Guillem Agulló fue asesinado por sus ideas y por eso un grupo de neonazis lo mataron. Guillem Agulló fue asesinado, pero no su memoria y tampoco aquello por lo que luchaba y defendía. Esta es la idea, la base sobre la que pivota Ni oblit ni perdó (Ni olvido ni perdón), el huir de lanzarse a hacer una biografía al uso y dejar que sea aquello que pervive lo que define la lucha.
Para ello nada mejor que hacer de tu film una elipsis absoluta de todos los hechos. La memoria de Guillem está en los ojos de su familia, en los recuerdos no verbalizados de sus amigos, en el dolor de su hermana al mirar los objetos de su habitación, en cada pintada reivindicativa. La idea es hacer de Guillem no un mártir sino un tótem, una presencia continua que flota en el imaginario colectivo. Una presencia que al no ser física se convierte en indestructible.
A pesar de que los hechos transcurrieron en un lugar concreto y de que nos trasladé allí la acción, la voluntad es la de sumergirnos en una especie de no-lugar, en un espacio real pero que podría ser cualquier sitio. Lo importante es transmitir que el contexto lo es todo pero que no se puede definir con un nombre geográfico.
Y es que los espacios de homenaje conviven por desgracia con aquellos que pervierten la memoria a base de sabotearlos. Por ello hay que agradecer la honestidad de Jordi Boquet, director del film, por no esconder esta realidad, ese otro recuerdo con el que tienen que convivir amigos y familiares. Quizás es precisamente en este aspecto donde Ni oblit ni perdó sabe crear una síntesis de manera más perfecta al resumir todas sus intenciones y todas las luchas que quiere reivindicar a través de un muro mancillado una y otra vez por los asesinos, pero que es restaurado sin cesar.

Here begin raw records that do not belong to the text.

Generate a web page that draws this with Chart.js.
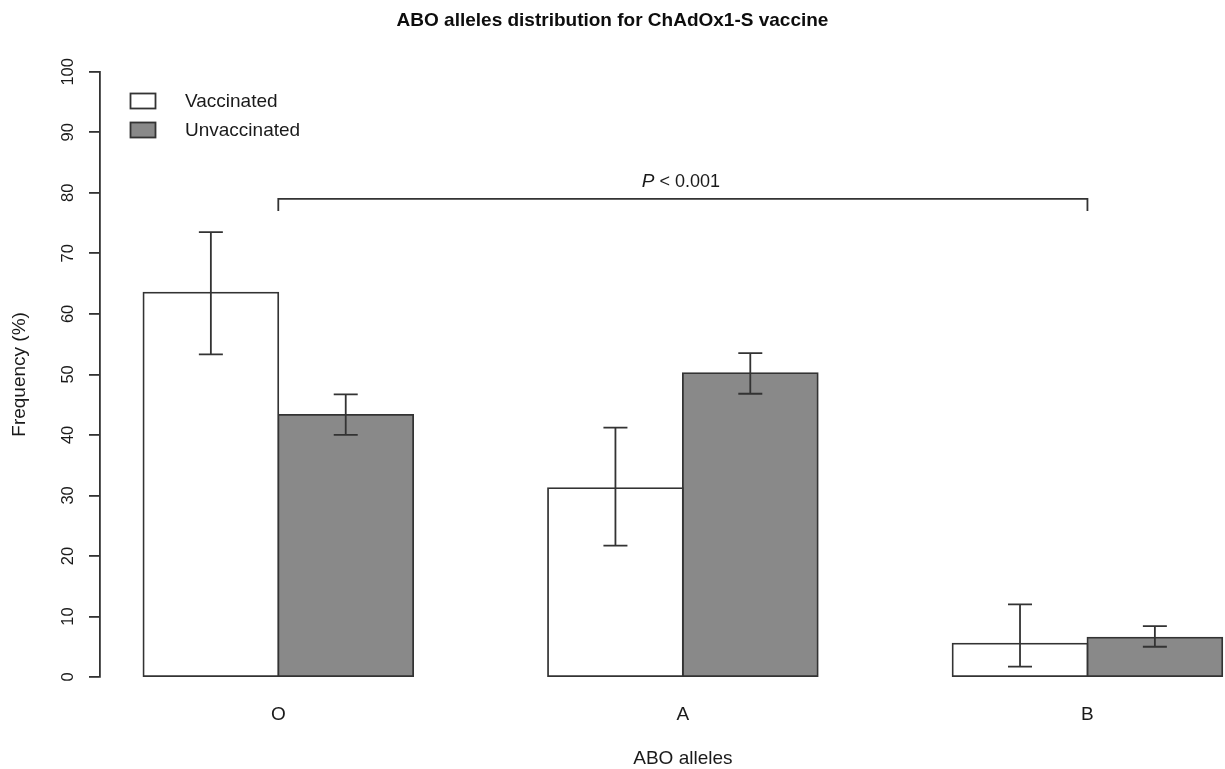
<!DOCTYPE html>
<html>
<head>
<meta charset="utf-8">
<script src="https://cdn.jsdelivr.net/npm/chart.js@4.4.0/dist/chart.umd.min.js"></script>
<style>
  html, body { margin: 0; padding: 0; background: #ffffff; overflow: hidden; }
  #c { display: block; }
</style>
</head>
<body>
<canvas id="c" width="1225" height="769"></canvas>
<script>
// ---- data ----
const categories = ['O', 'A', 'B'];
const seriesNames = ['Vaccinated', 'Unvaccinated'];
const vaccinated = [63.5, 31.2, 5.5];
const vaccinatedLow = [53.3, 21.7, 1.7];
const vaccinatedHigh = [73.5, 41.2, 12.0];
const unvaccinated = [43.3, 50.2, 6.5];
const unvaccinatedLow = [40.0, 46.8, 5.0];
const unvaccinatedHigh = [46.7, 53.5, 8.4];
const yTicks = [0, 10, 20, 30, 40, 50, 60, 70, 80, 90, 100];
const titleText = 'ABO alleles distribution for ChAdOx1-S vaccine';
const xTitle = 'ABO alleles';
const yTitle = 'Frequency (%)';
const pText = ['P', ' < 0.001'];

// ---- styles ----
const FONT = '"Liberation Sans", Arial, Helvetica, sans-serif';
const EDGE = '#333333';
const GRAY = '#898989';
const TXT = '#1a1a1a';
const LW = 1.8;

function toPoints(vals) { return vals.map((v, i) => ({ x: i, y: v })); }

const annot = {
  id: 'annot',
  afterDatasetsDraw(chart) {
    const { ctx, scales: { y } } = chart;
    ctx.save();
    ctx.strokeStyle = EDGE;
    ctx.lineWidth = LW;
    chart.data.datasets.forEach((ds, di) => {
      const meta = chart.getDatasetMeta(di);
      meta.data.forEach((bar, i) => {
        const cx = bar.x;
        const yl = y.getPixelForValue(ds.errLow[i]);
        const yh = y.getPixelForValue(ds.errHigh[i]);
        ctx.beginPath();
        ctx.moveTo(cx, yl); ctx.lineTo(cx, yh);
        ctx.moveTo(cx - 12, yl); ctx.lineTo(cx + 12, yl);
        ctx.moveTo(cx - 12, yh); ctx.lineTo(cx + 12, yh);
        ctx.stroke();
      });
    });
    ctx.restore();
  },
  afterDraw(chart) {
    const { ctx, scales: { x, y } } = chart;
    ctx.save();
    ctx.fillStyle = TXT;
    // y tick labels (rotated)
    ctx.font = '16.5px ' + FONT;
    ctx.textAlign = 'center';
    ctx.textBaseline = 'middle';
    y.ticks.forEach(t => {
      const py = y.getPixelForValue(t.value);
      ctx.save();
      ctx.translate(68, py);
      ctx.rotate(-Math.PI / 2);
      ctx.fillText(String(t.value), 0, 0);
      ctx.restore();
    });
    // y title
    ctx.font = '19px ' + FONT;
    ctx.save();
    ctx.translate(20, (y.getPixelForValue(-4) + y.getPixelForValue(104)) / 2);
    ctx.rotate(-Math.PI / 2);
    ctx.fillText(yTitle, 0, 0);
    ctx.restore();
    // x title
    ctx.fillText(xTitle, x.getPixelForValue(1), 759);

    // legend
    const boxes = [{ y0: 93.5 }, { y0: 122.5 }];
    chart.data.datasets.forEach((ds, di) => {
      const b = boxes[di];
      ctx.fillStyle = ds.backgroundColor;
      ctx.fillRect(130.5, b.y0, 25, 15);
      ctx.strokeStyle = EDGE;
      ctx.lineWidth = LW;
      ctx.strokeRect(130.5, b.y0, 25, 15);
      ctx.fillStyle = TXT;
      ctx.textAlign = 'left';
      ctx.fillText(ds.label, 185, b.y0 + 8);
    });

    // significance bracket
    const xl = x.getPixelForValue(0), xr = x.getPixelForValue(2);
    const yb = y.getPixelForValue(79), yd = y.getPixelForValue(77);
    ctx.strokeStyle = EDGE;
    ctx.lineWidth = LW;
    ctx.beginPath();
    ctx.moveTo(xl, yd); ctx.lineTo(xl, yb); ctx.lineTo(xr, yb); ctx.lineTo(xr, yd);
    ctx.stroke();
    ctx.fillStyle = TXT;
    const fI = 'italic 19px ' + FONT, fN = '18px ' + FONT;
    ctx.font = fI; const w1 = ctx.measureText(pText[0]).width;
    ctx.font = fN; const w2 = ctx.measureText(pText[1]).width;
    const cx = (xl + xr) / 2;
    const sx = cx - (w1 + w2) / 2 - 2;
    const ty = y.getPixelForValue(81.8);
    ctx.textAlign = 'left';
    ctx.font = fI; ctx.fillText(pText[0], sx, ty);
    ctx.font = fN; ctx.fillText(pText[1], sx + w1, ty);
    ctx.restore();
  }
};

new Chart(document.getElementById('c'), {
  type: 'bar',
  data: {
    datasets: [
      { label: seriesNames[0], data: toPoints(vaccinated), errLow: vaccinatedLow, errHigh: vaccinatedHigh,
        backgroundColor: '#ffffff', borderColor: EDGE, borderWidth: LW, borderSkipped: false, inflateAmount: 0.9 },
      { label: seriesNames[1], data: toPoints(unvaccinated), errLow: unvaccinatedLow, errHigh: unvaccinatedHigh,
        backgroundColor: GRAY, borderColor: EDGE, borderWidth: LW, borderSkipped: false, inflateAmount: 0.9 }
    ]
  },
  options: {
    responsive: false,
    animation: false,
    devicePixelRatio: 1,
    layout: { padding: { left: 0, right: 0, top: 0, bottom: 0 } },
    datasets: { bar: { categoryPercentage: 2 / 3, barPercentage: 1.0 } },
    plugins: {
      legend: { display: false },
      tooltip: { enabled: false },
      title: {
        display: true, text: titleText, color: '#0d0d0d',
        font: { family: FONT, size: 19, weight: 'bold' },
        padding: { top: 9, bottom: 40 }
      }
    },
    scales: {
      x: {
        type: 'linear',
        offset: false,
        min: -0.4407, max: 2.34,
        afterBuildTicks: s => { s.ticks = categories.map((c, i) => ({ value: i })); },
        afterFit: s => { s.height = 92; },
        grid: { display: false, drawTicks: false, offset: false },
        border: { display: false },
        ticks: {
          callback: v => categories[v],
          color: TXT, font: { family: FONT, size: 19 }, padding: 26, maxRotation: 0, autoSkip: false
        }
      },
      y: {
        min: 0, max: 100,
        afterBuildTicks: s => { s.ticks = yTicks.map(v => ({ value: v })); },
        afterFit: s => { s.width = 100; },
        grid: { drawOnChartArea: false, drawTicks: true, tickLength: 11, color: EDGE, lineWidth: LW },
        border: { display: true, color: EDGE, width: LW },
        ticks: { display: false }
      }
    }
  },
  plugins: [annot]
});
</script>
</body>
</html>
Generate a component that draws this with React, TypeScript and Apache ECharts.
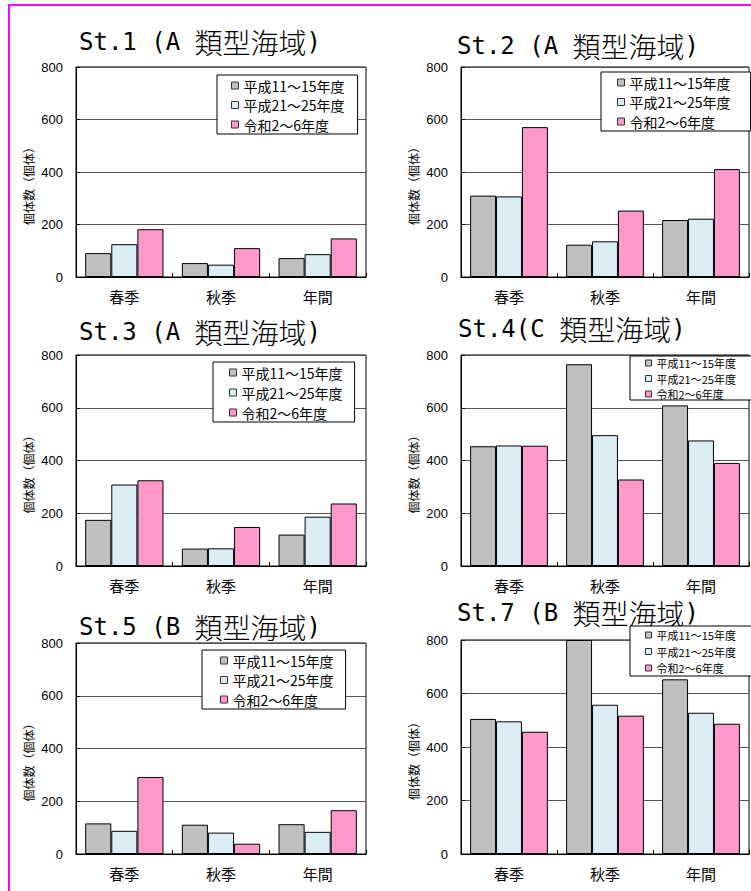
import React, { useEffect, useRef } from 'react';
import * as echarts from 'echarts';

const categories = ['春季', '秋季', '年間'];
const periodNames = ['平成11～15年度', '平成21～25年度', '令和2～6年度'];
const periodColors = ['#C0C0C0', '#DAEEF3', '#FF99CC'];
const yMin = 0;
const yMax = 800;
const yStep = 200;

const st1H11 = [91, 53, 72];
const st1H21 = [125, 47, 87];
const st1R2 = [182, 110, 147];
const st2H11 = [310, 123, 217];
const st2H21 = [307, 136, 222];
const st2R2 = [571, 253, 411];
const st3H11 = [175, 66, 119];
const st3H21 = [309, 67, 187];
const st3R2 = [325, 148, 237];
const st4H11 = [454, 765, 609];
const st4H21 = [457, 496, 476];
const st4R2 = [456, 328, 391];
const st5H11 = [116, 111, 113];
const st5H21 = [88, 81, 84];
const st5R2 = [292, 39, 166];
const st7H11 = [505, 800, 653];
const st7H21 = [496, 558, 528];
const st7R2 = [457, 517, 487];

// title parts: [station prefix, area kanji, closing]
const panelTitleParts = [
  ['St.1 (A ', '類型海域', ')'],
  ['St.2 (A ', '類型海域', ')'],
  ['St.3 (A ', '類型海域', ')'],
  ['St.4(C ', '類型海域', ')'],
  ['St.5 (B ', '類型海域', ')'],
  ['St.7 (B ', '類型海域', ')'],
];
const panelData = [
  [st1H11, st1H21, st1R2],
  [st2H11, st2H21, st2R2],
  [st3H11, st3H21, st3R2],
  [st4H11, st4H21, st4R2],
  [st5H11, st5H21, st5R2],
  [st7H11, st7H21, st7R2],
];
const yAxisName = '個体数（個体）';

const JP = '"Noto Sans CJK JP", "Noto Sans", sans-serif';
const MONO = '"DejaVu Sans Mono", "Liberation Mono", monospace';
const NUM_FONT = '"Liberation Sans", Arial, sans-serif';

const layouts = [
  { grid: { left: 76, top: 67, width: 290, height: 210 }, title: { left: 79, top: 30 }, legend: { left: 217, top: 75, small: false, gap: 4.5, pad: [3, 13, 2, 14] }, nameX: 28 },
  { grid: { left: 461, top: 67, width: 288, height: 210 }, title: { left: 457, top: 34 }, legend: { left: 601, top: 72, small: false, gap: 4.5, pad: [3, 20, 2, 16] }, nameX: 413 },
  { grid: { left: 76, top: 355, width: 290, height: 211 }, title: { left: 79, top: 320 }, legend: { left: 213, top: 362, small: false, gap: 5, pad: [3, 12, 2, 16] }, nameX: 28 },
  { grid: { left: 461, top: 355, width: 288, height: 211 }, title: { left: 458, top: 317 }, legend: { left: 630, top: 356, small: true, gap: 3.5, pad: [1, 20, 0, 15] }, nameX: 413 },
  { grid: { left: 76, top: 643, width: 290, height: 211 }, title: { left: 79, top: 615 }, legend: { left: 202, top: 650, small: false, gap: 4.5, pad: [3, 12, 2, 18] }, nameX: 28 },
  { grid: { left: 461, top: 640, width: 288, height: 214 }, title: { left: 457, top: 601 }, legend: { left: 630, top: 626, small: true, gap: 4.5, pad: [3, 20, 2, 15] }, nameX: 413 },
];

function buildOption() {
  const grids: any[] = [];
  const xAxes: any[] = [];
  const yAxes: any[] = [];
  const series: any[] = [];
  const titles: any[] = [];
  const legends: any[] = [];
  const graphics: any[] = [];

  layouts.forEach((lay, i) => {
    grids.push({ ...lay.grid, show: true, borderColor: '#000', borderWidth: 1, backgroundColor: 'transparent', containLabel: false });
    xAxes.push({
      type: 'category',
      gridIndex: i,
      data: categories,
      axisLine: { show: true, lineStyle: { color: '#000', width: 1 } },
      axisTick: { show: true, inside: true, length: 4, lineStyle: { color: '#000' } },
      axisLabel: { color: '#000', fontSize: 15, lineHeight: 15, fontFamily: JP, margin: 12 },
      splitLine: { show: false },
    });
    yAxes.push({
      type: 'value',
      gridIndex: i,
      min: yMin,
      max: yMax,
      interval: yStep,
      axisLine: { show: true, lineStyle: { color: '#000', width: 1 } },
      axisTick: { show: true, inside: true, length: 4, lineStyle: { color: '#000' } },
      axisLabel: { color: '#000', fontSize: 13, fontFamily: NUM_FONT, margin: 13 },
      splitLine: { show: true, lineStyle: { color: '#555', width: 1 } },
    });
    panelData[i].forEach((vals, s) => {
      series.push({
        type: 'bar',
        name: periodNames[s],
        xAxisIndex: i,
        yAxisIndex: i,
        data: vals,
        barGap: '0%',
        barCategoryGap: '19%',
        itemStyle: { color: periodColors[s], borderColor: '#000', borderWidth: 1 },
        emphasis: { disabled: true },
      });
    });
    const tp = panelTitleParts[i];
    titles.push({
      text: `{a|${tp[0]}}{b|${tp[1]}}{a|${tp[2]}}`,
      left: lay.title.left,
      top: lay.title.top,
      padding: 0,
      textStyle: {
        fontSize: 28,
        lineHeight: 24,
        color: '#000',
        rich: {
          a: { fontFamily: MONO, fontSize: 24, fontWeight: 300, lineHeight: 24, verticalAlign: 'middle', color: '#000' },
          b: { fontFamily: JP, fontSize: 28, fontWeight: 300, lineHeight: 24, verticalAlign: 'middle', color: '#000' },
        },
      },
    });
    const small = lay.legend.small;
    legends.push({
      data: periodNames,
      orient: 'vertical',
      left: lay.legend.left,
      top: lay.legend.top,
      padding: lay.legend.pad,
      itemGap: lay.legend.gap,
      itemWidth: small ? 6 : 7,
      itemHeight: small ? 6 : 7,
      icon: 'rect',
      backgroundColor: '#fff',
      borderColor: '#000',
      borderWidth: 1,
      borderRadius: 0,
      selectedMode: false,
      itemStyle: { borderColor: '#333', borderWidth: 1 },
      textStyle: { fontSize: small ? 11 : 14, lineHeight: small ? 12 : 15, color: '#000', fontFamily: JP },
      z: 10,
    });
    graphics.push({
      type: 'text',
      x: lay.nameX,
      y: lay.grid.top + lay.grid.height / 2 + 11,
      rotation: Math.PI / 2,
      style: { text: yAxisName, fontSize: 12, fill: '#000', align: 'center', verticalAlign: 'middle', fontFamily: JP },
    });
  });

  graphics.push({
    type: 'rect',
    shape: { x: 9, y: 5, width: 800, height: 1000 },
    style: { fill: 'none', stroke: '#FF00FF', lineWidth: 2 },
    z: 100,
  });

  return {
    animation: false,
    backgroundColor: '#fff',
    title: titles,
    legend: legends,
    grid: grids,
    xAxis: xAxes,
    yAxis: yAxes,
    series,
    graphic: graphics,
  };
}

export default function App() {
  const ref = useRef<HTMLDivElement>(null);
  useEffect(() => {
    if (!ref.current) return;
    const chart = echarts.init(ref.current, undefined, { renderer: 'svg' });
    chart.setOption(buildOption() as any);
    return () => chart.dispose();
  }, []);
  return <div ref={ref} style={{ position: 'absolute', left: 0, top: 0, width: 751, height: 891 }} />;
}
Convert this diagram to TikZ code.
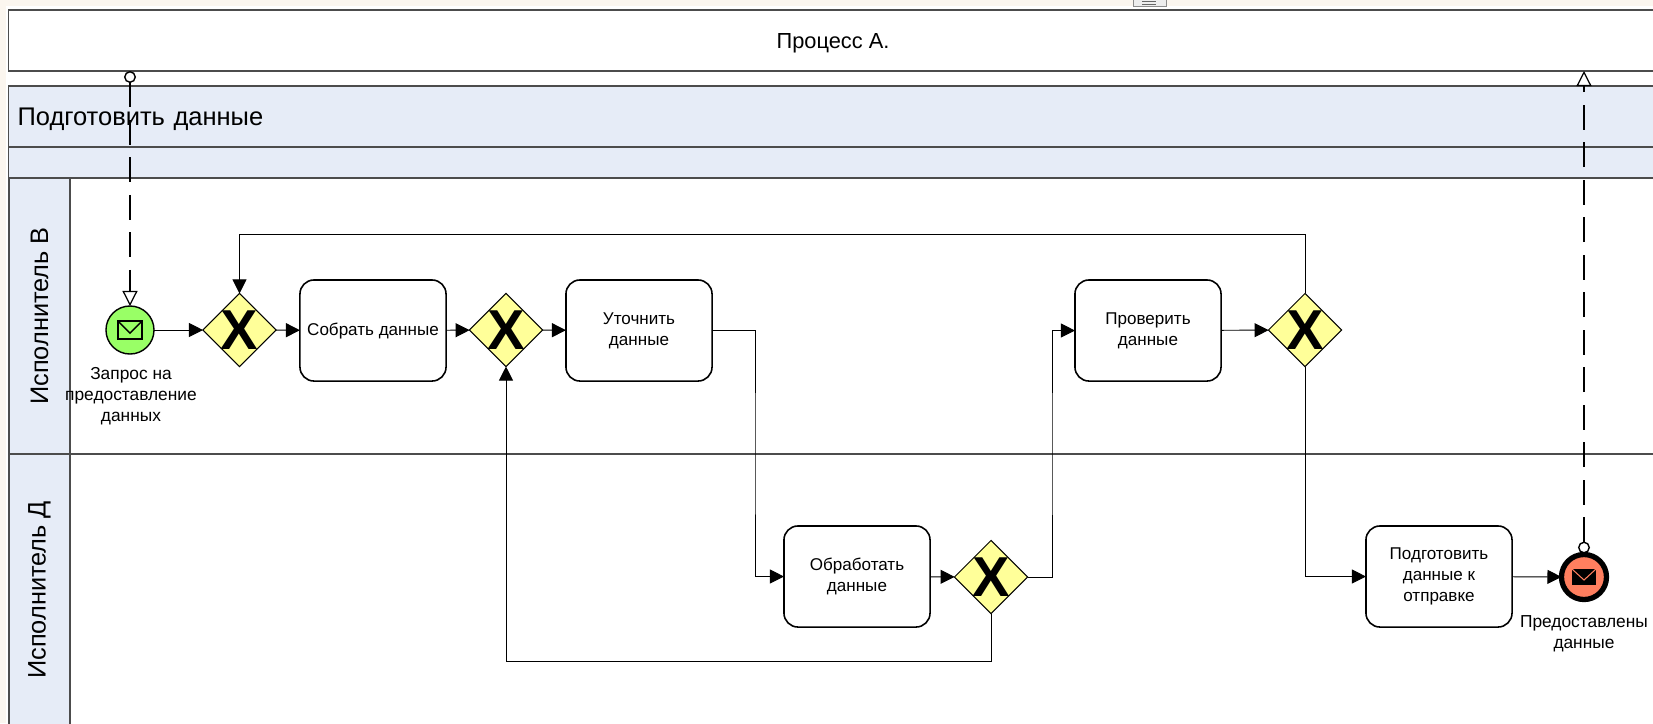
\documentclass[tikz,border=0pt]{standalone}
\usepackage{fontspec}
\setmainfont{Liberation Sans}
\usetikzlibrary{arrows.meta, positioning, shapes.geometric}

\begin{document}
\begin{tikzpicture}[x=0.01cm, y=-0.01cm, >={Stealth[inset=0pt, length=0.14cm, width=0.14cm]}, line width=0.27pt]
      % Node style
      \tikzset{
        panel/.style={draw=black!70, line width=0.37pt, fill=#1, rectangle, outer sep=0pt, inner sep=0pt, align=center},
        panel/.default=white,
        lanehead/.style={panel=headblue, rotate=90, minimum height=0.61cm, font=\fontsize{7.2pt}{8pt}\selectfont},
        lanebody/.style={panel=white, minimum width=15.87cm},
        mytask/.style={draw, fill=white, rectangle, rounded corners=0.14cm, line width=0.45pt, outer sep=0pt, minimum width=1.46cm, minimum height=1.01cm, align=center, inner sep=0pt, font=\fontsize{4.85pt}{5.97pt}\selectfont},
        mygate/.style={draw, line width=0.3pt, fill=gateyellow, diamond, aspect=1, inner sep=-3pt, outer sep=0pt, minimum width=0.73cm, minimum height=0.73cm, font=\fontsize{16pt}{16pt}\bfseries\selectfont},
        myevent/.style={draw, fill=#1, circle, inner sep=0pt, outer sep=0pt, minimum size=0.48cm, line width=0.4pt},
        endevent/.style={myevent=#1, line width=1.5pt, minimum size=0.45cm},
        knob/.style={draw, fill=white, circle, inner sep=0pt, outer sep=0pt, minimum size=0.105cm, line width=0.4pt},
        mylabel/.style={align=center, inner sep=0pt, font=\fontsize{4.93pt}{5.97pt}\selectfont},
        msgflow/.style={line width=0.35pt, dash pattern=on 0.25cm off 0.125cm, -{Stealth[inset=0pt, length=0.15cm, width=0.15cm, fill=white]}},
        mailopen/.pic={
          \draw[line width=0.4pt] (-12,-9) rectangle (12,9);
          \draw[line width=0.4pt] (-12,-9) -- (0,3) -- (12,-9);
        },
        mailfull/.pic={
          \fill (-12,-8) rectangle (12,8);
          \draw[endred, line width=0.3pt] (-12,-8) -- (0,3) -- (12,-8);
        },
      }
      \definecolor{paper}{HTML}{FBF6EF}
      \definecolor{headblue}{HTML}{E6ECF7}
      \definecolor{gateyellow}{HTML}{FFFF99}
      \definecolor{startgreen}{HTML}{99FF66}
      \definecolor{endred}{HTML}{FF7F5F}
      \path[use as bounding box, clip] (0,0) rectangle (1653,723);
      % Window
      \fill[paper] (0,0) rectangle (1653,723);
      \fill[white] (6,6) rectangle (1653,723);
      \draw[draw=black!45, fill=black!7] (1133,-3) rectangle (1166,6);
      \draw[black!60] (1142,1) -- (1156,1);
      \draw[black!60] (1142,4) -- (1156,4);
      % Pool and lanes
      \node (pool) [panel, minimum width=16.48cm, minimum height=0.61cm, text depth=0pt, font=\fontsize{6.2pt}{7pt}\selectfont] at (833,40.5) {Процесс А.};
      \node (title) [panel=headblue, minimum width=16.48cm, minimum height=0.61cm, text width=16.30cm, text depth=0pt, align=left, font=\fontsize{7.25pt}{8pt}\selectfont] at (833,116.5) {Подготовить данные};
      \node (band) [panel=headblue, minimum width=16.48cm, minimum height=0.31cm] at (833,162.5) {};
      \node (bodyb) [lanebody, minimum height=2.76cm] at (863.5,316) {};
      \node (bodyd) [lanebody, minimum height=2.72cm] at (863.5,590) {};
      \node (laneb) [lanehead, minimum width=2.76cm] at (39.5,316) {Исполнитель В};
      \node (laned) [lanehead, minimum width=2.72cm] at (39.5,590) {Исполнитель Д};
      % Nodes
      \node (request) [myevent=startgreen] at (130,330) {};
      \node (gatea) [mygate] at (239.5,330) {X};
      \node (collect) [mytask] at (373,330.5) {Собрать данные};
      \node (gateb) [mygate] at (506,330) {X};
      \node (refine) [mytask] at (639,330.5) {Уточнить\\данные};
      \node (treat) [mytask] at (857,576.5) {Обработать\\данные};
      \node (gatec) [mygate] at (991,577) {X};
      \node (verify) [mytask] at (1148,330.5) {Проверить\\данные};
      \node (gated) [mygate] at (1305,330) {X};
      \node (prepare) [mytask] at (1439,576.5) {Подготовить\\данные к\\отправке};
      \node (provided) [endevent=endred] at (1584,577) {};
      \node (srcknob) [knob] at (130,77) {};
      \node (endknob) [knob] at (1584,547.5) {};
      \pic at (request) {mailopen};
      \pic at (provided) {mailfull};
      % Labels
      \node (requestlabel) [mylabel] at (131,396.5) {Запрос на\\предоставление\\данных};
      \node (providedlabel) [mylabel] at (1584,633.5) {Предоставлены\\данные};
      % Turning points
      \coordinate (looptop) at (772,234);
      \coordinate (loopback) at (748,661);
      \coordinate (turnleft) at (755,454);
      \coordinate (turnright) at (1052,454);
      \coordinate (poolport) at (1584,71);
      % Arrows
      \draw[->] (request) -- (gatea);
      \draw[->] (gatea) -- (collect);
      \draw[->] (collect) -- (gateb);
      \draw[->] (gateb) -- (refine);
      \draw[->] (refine.east) -| (turnleft) |- (treat.west);
      \draw[->] (treat) -- (gatec);
      \draw[->] (gatec.east) -| (turnright) |- (verify.west);
      \draw[->] (gatec.south) |- (loopback) -| (gateb.south);
      \draw[->] (verify) -- (gated);
      \draw[->] (gated.north) |- (looptop) -| (gatea.north);
      \draw[->] (gated.south) |- (prepare.west);
      \draw[->] (prepare) -- (provided);
      \draw[msgflow] (srcknob) -- (request);
      \draw[msgflow] (endknob) -- (poolport);
    \end{tikzpicture}
\end{document}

Más allá de lo meramente reivindicativo el uso de esta elipsis quiere enmarcar una cotidianidad algo forzada, un momento anual de reunión y recuerdo que se mira desde una tierna cercanía sentimental que rehuye, sin embargo, cualquier tentación de forzar la emoción pornográfica. De alguna manera es el retrato de un largo duelo, con sus momentos para el lloro, para la risa, y para la contención. De esta manera estamos ante un homenaje no tanto a una persona como al acto de recordarle, de poner la memoria como eje de vida, de libertad, como espacio donde Guillem vive y la lucha sigue.